The offices of Fletcher Recovery Group occupy a suite in an unassuming house on 24 Skillman St. in Roslyn, in a developing neighborhood still largely occupied by residential properties. The suite next door is a yoga studio.
It’s the kind of place that would be easy to miss on a drive-by, and easier still to receive no impression of the fact that the business has helped roughly 50,000 clients recover about $100 million total in unclaimed funds being held by the Office of the New York State Comptroller.
And no, it’s not a scam.
“The way the laws are structured now, anything from a giftcard to cryptocurrency to actual court-deposited funds can all end up at the state as unclaimed funds,” Howard Mintz, owner of Fletcher Recovery Group, told the Roslyn News. “If it has monetary value, they’re going to eventually find it and take custody of it.”

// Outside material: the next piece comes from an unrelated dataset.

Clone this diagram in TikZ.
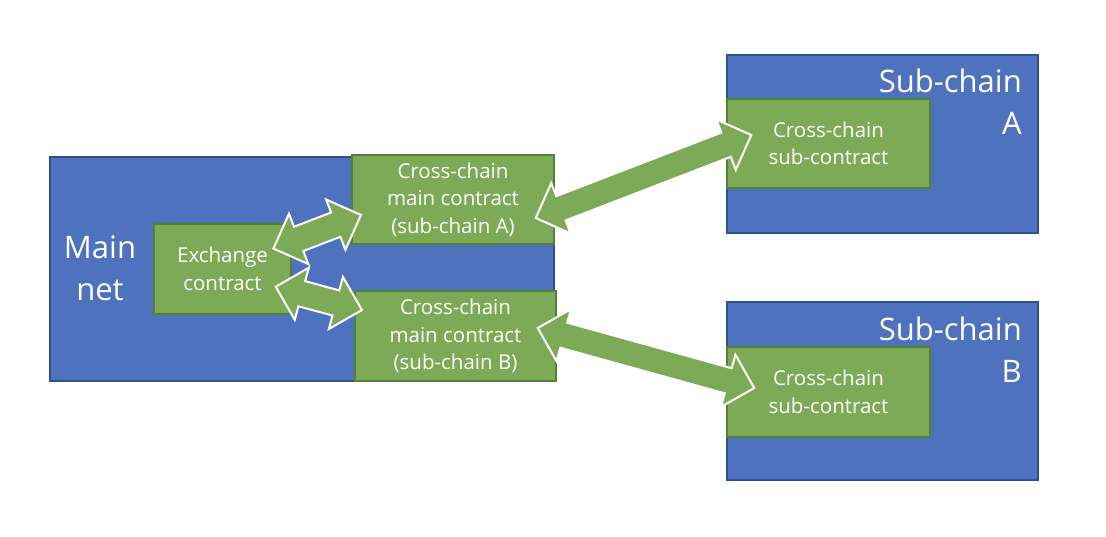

Unclaimed funds stem from many different sources, anything from pension benefits to unclaimed tax breaks to insurance payments to uncashed checks or lost stocks. Most of it winds up making its way into the care of state and federal agencies. A 2013 report found that about $58 billion in unclaimed funds were being held by government organizations nationwide—nearly $200 per person in the United States—and that number has only grown in the nearly seven years since.
New York in particular is holding a large amount of abandoned money, about $16 billion as of 2018 according to the state comptroller’s Office of Unclaimed Funds, due to both its large and wealthier-than-average population as well as the influence of New York City’s status as a financial Mecca.
“They have so much money in the comptroller’s office, and I don’t think they’re accounting for interest and capital appreciation in a lot of their accounts,” Mintz said. “They do an awesome job, they pay out about $400 million every year. But they’re taking in about $1 billion a year, they simply can’t keep up with it.”
For about a decade since its founding, Fletcher Recovery Group has acted as a middleman to help people around the country recover unclaimed funds. In that time, Mintz has grown used to the skepticism of would-be customers.
“There’s two main constants here,” Mintz said. “One is that there’s more and more unclaimed money going to the government every year, and the other is that people remain skeptical of that and our service. But it’s real.”
To advance their own efforts, Fletcher recently started a website, www.unclaimedfunds.com, to help expedite the process. Anybody can visit the website, type in their name and find out if the government is holding money they’re owed. From there, recovering the money is a matter of filling out a handful of documents Fletcher sends to the state. In the end, the company takes 15 percent of the recovered funds as compensation, a number determined by state law.
Anybody can reach out to the state comptroller themselves to try and retrieve any money they’re due without using an intermediary, but that process can be time-consuming and arduous. Mintz’s company, he said, exists to make that ordeal more convenient.
“We’re trying to break that barrier,” Mintz said. “We’re trying to educate so that people are aware that this exists. And then we’re trying to help people get the money, and turn a profit while doing so, but it’s tough for sure.”
For anybody still skeptical of the organization, Mintz encouraged them to look into the issue themselves.
“The best way to legitimize what you do is not to ask for any money upfront, and only take a percentage of what you recover,” Mintz said. “With everything going on these days, you’re right to have your guard up. I would say look into it, do your own research and you’ll be pleasantly surprised.”